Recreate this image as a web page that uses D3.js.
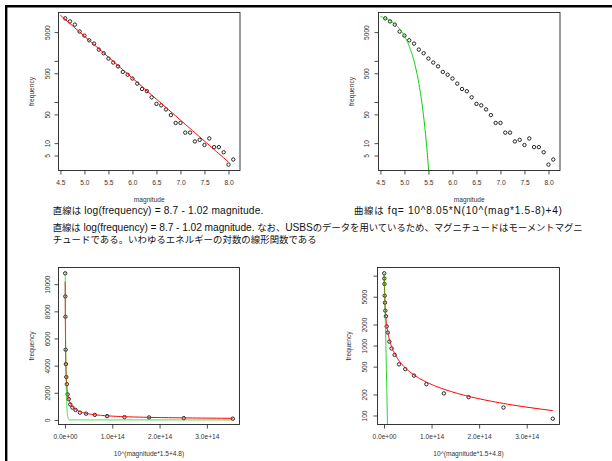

+ + + + +

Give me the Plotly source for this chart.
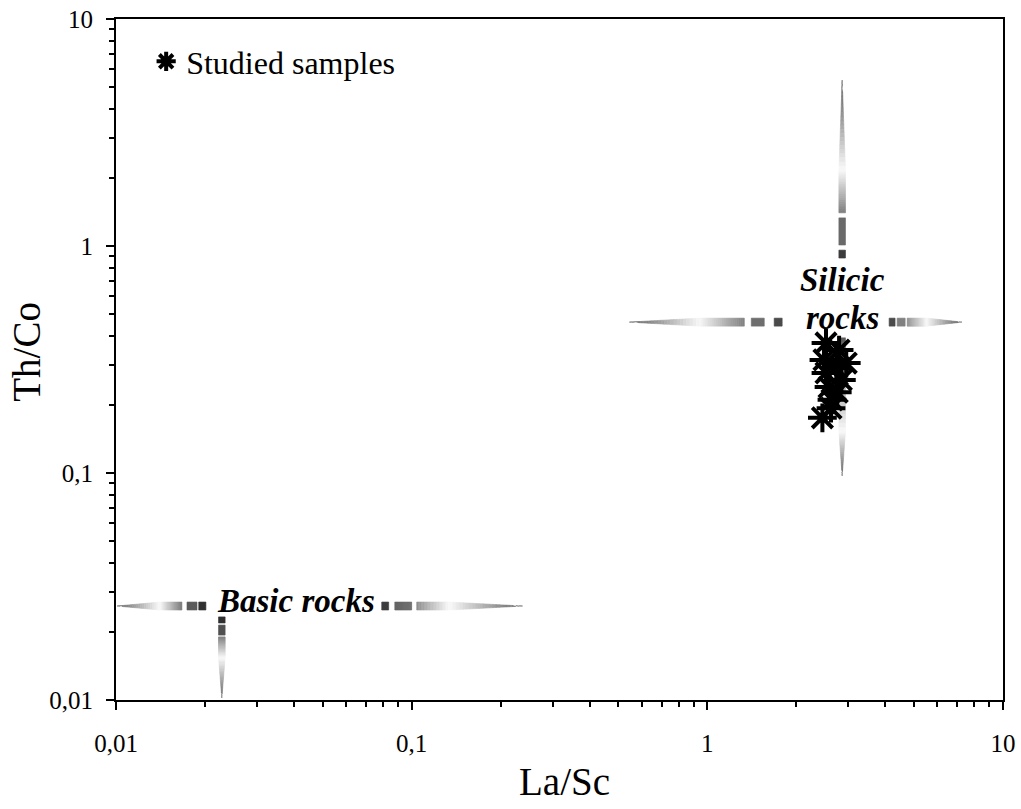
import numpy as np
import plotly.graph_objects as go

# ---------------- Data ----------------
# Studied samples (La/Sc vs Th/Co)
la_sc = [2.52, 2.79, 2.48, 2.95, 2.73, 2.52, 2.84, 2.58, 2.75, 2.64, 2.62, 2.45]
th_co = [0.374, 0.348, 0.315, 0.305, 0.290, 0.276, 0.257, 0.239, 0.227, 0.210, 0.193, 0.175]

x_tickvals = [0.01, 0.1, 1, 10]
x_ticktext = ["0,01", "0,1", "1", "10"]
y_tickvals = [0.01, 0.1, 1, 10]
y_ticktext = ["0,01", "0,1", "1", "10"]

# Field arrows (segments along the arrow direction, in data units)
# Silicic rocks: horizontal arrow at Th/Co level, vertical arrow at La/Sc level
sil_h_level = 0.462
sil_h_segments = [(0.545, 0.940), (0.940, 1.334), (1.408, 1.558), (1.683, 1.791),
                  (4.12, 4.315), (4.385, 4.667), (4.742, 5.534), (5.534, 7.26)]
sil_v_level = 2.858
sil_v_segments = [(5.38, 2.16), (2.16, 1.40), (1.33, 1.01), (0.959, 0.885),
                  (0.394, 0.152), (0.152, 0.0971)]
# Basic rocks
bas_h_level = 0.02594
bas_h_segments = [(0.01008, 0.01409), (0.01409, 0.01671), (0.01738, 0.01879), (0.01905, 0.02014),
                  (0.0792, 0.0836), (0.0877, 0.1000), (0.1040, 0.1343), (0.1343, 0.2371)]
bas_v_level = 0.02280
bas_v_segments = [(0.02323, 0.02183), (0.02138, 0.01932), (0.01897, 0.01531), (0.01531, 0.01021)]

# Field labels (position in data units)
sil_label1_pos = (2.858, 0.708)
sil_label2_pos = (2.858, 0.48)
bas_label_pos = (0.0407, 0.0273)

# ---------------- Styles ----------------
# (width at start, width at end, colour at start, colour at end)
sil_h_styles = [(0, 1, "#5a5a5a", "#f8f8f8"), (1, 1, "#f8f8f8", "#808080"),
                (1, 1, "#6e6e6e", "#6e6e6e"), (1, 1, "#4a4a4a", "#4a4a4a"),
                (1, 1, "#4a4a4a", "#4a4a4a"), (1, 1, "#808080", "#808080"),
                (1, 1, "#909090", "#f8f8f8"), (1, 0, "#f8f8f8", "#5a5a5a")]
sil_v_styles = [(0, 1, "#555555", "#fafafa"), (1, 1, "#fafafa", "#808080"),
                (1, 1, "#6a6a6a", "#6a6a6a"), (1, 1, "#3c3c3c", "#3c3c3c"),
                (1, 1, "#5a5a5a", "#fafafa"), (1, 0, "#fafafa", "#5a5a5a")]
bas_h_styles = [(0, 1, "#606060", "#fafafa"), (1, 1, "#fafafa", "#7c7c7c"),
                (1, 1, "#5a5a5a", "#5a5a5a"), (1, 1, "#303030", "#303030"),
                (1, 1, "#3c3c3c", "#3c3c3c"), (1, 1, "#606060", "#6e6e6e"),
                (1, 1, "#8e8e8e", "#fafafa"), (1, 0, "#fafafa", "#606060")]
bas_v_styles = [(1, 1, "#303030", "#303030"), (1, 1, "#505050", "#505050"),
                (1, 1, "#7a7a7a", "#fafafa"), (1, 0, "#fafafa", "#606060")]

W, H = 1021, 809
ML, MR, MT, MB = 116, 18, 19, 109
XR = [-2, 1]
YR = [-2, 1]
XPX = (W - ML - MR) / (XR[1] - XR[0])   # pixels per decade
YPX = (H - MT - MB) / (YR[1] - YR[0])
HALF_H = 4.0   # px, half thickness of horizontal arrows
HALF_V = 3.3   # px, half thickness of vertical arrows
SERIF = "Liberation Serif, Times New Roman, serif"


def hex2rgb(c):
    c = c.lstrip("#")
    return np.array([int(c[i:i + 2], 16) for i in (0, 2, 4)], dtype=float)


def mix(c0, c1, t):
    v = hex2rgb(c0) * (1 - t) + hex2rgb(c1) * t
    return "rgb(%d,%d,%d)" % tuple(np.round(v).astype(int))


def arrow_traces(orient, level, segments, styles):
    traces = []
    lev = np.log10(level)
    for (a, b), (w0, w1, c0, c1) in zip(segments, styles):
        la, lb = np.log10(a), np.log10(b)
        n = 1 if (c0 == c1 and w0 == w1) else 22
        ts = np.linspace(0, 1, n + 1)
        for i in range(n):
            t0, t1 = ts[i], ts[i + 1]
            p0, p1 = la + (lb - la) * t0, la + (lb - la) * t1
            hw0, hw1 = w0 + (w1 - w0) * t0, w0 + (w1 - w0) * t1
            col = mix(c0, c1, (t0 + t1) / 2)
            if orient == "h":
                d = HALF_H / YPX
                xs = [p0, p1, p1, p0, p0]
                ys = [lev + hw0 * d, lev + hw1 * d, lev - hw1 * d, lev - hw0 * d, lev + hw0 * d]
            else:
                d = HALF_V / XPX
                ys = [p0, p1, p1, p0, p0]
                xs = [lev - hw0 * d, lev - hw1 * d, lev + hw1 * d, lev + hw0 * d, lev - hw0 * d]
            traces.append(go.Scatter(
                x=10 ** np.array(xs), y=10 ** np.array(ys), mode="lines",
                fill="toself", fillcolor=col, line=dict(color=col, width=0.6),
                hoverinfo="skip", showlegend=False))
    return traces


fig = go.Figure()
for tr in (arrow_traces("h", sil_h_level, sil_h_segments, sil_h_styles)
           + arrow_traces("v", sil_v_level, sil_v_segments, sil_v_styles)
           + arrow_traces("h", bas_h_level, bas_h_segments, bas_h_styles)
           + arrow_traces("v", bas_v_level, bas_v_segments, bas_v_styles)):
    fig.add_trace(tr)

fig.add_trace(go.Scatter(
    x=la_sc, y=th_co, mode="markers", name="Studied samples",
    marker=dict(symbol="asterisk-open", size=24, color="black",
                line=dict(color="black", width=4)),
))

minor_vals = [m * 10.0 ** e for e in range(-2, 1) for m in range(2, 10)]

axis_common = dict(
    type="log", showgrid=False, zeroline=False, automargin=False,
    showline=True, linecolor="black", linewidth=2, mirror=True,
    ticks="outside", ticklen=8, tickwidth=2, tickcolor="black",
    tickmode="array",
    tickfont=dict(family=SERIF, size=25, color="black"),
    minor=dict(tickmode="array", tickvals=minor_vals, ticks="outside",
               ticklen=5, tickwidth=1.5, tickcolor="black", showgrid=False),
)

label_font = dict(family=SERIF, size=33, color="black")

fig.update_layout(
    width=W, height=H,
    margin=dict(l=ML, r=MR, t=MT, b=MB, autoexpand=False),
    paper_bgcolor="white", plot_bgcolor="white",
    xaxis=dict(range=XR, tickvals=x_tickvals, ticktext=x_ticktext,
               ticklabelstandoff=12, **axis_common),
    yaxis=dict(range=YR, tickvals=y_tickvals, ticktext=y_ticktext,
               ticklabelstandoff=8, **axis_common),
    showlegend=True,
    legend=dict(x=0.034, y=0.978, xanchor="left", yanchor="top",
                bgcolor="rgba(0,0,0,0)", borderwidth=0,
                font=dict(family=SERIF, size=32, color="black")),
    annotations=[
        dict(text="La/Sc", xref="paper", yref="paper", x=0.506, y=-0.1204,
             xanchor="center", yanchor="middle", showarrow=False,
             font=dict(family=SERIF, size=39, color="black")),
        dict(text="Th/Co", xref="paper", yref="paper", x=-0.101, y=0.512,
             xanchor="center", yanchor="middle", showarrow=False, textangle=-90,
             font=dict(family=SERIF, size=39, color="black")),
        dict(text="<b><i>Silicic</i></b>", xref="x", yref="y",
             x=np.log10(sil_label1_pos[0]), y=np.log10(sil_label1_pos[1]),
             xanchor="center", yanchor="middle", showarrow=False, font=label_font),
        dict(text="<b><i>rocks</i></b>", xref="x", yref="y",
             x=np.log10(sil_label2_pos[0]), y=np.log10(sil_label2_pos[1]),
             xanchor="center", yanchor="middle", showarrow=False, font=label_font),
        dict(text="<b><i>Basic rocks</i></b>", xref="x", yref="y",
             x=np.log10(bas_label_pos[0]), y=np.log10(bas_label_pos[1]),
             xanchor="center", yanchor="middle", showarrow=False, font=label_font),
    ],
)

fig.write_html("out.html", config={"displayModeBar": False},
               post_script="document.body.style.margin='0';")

+ + + + +

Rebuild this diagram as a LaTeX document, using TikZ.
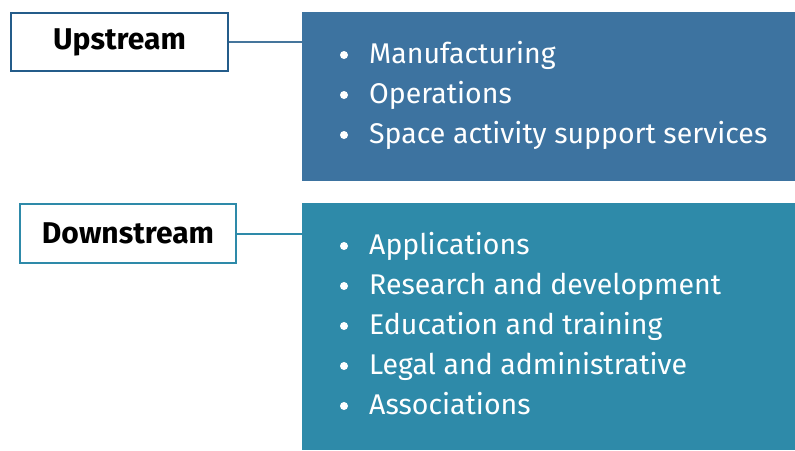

+ + + + +

_WHAT YOU ARE ASKED TO DO_. Only the lines from the one bearing "Give me the Plotly source for this chart." to the one bearing "0.210, 0.193, 0.175]", both included, should be restated word for word, with pictures left out.

_PROBLEM SOLUTION_.
Give me the Plotly source for this chart.
import numpy as np
import plotly.graph_objects as go

# ---------------- Data ----------------
# Studied samples (La/Sc vs Th/Co)
la_sc = [2.52, 2.79, 2.48, 2.95, 2.73, 2.52, 2.84, 2.58, 2.75, 2.64, 2.62, 2.45]
th_co = [0.374, 0.348, 0.315, 0.305, 0.290, 0.276, 0.257, 0.239, 0.227, 0.210, 0.193, 0.175]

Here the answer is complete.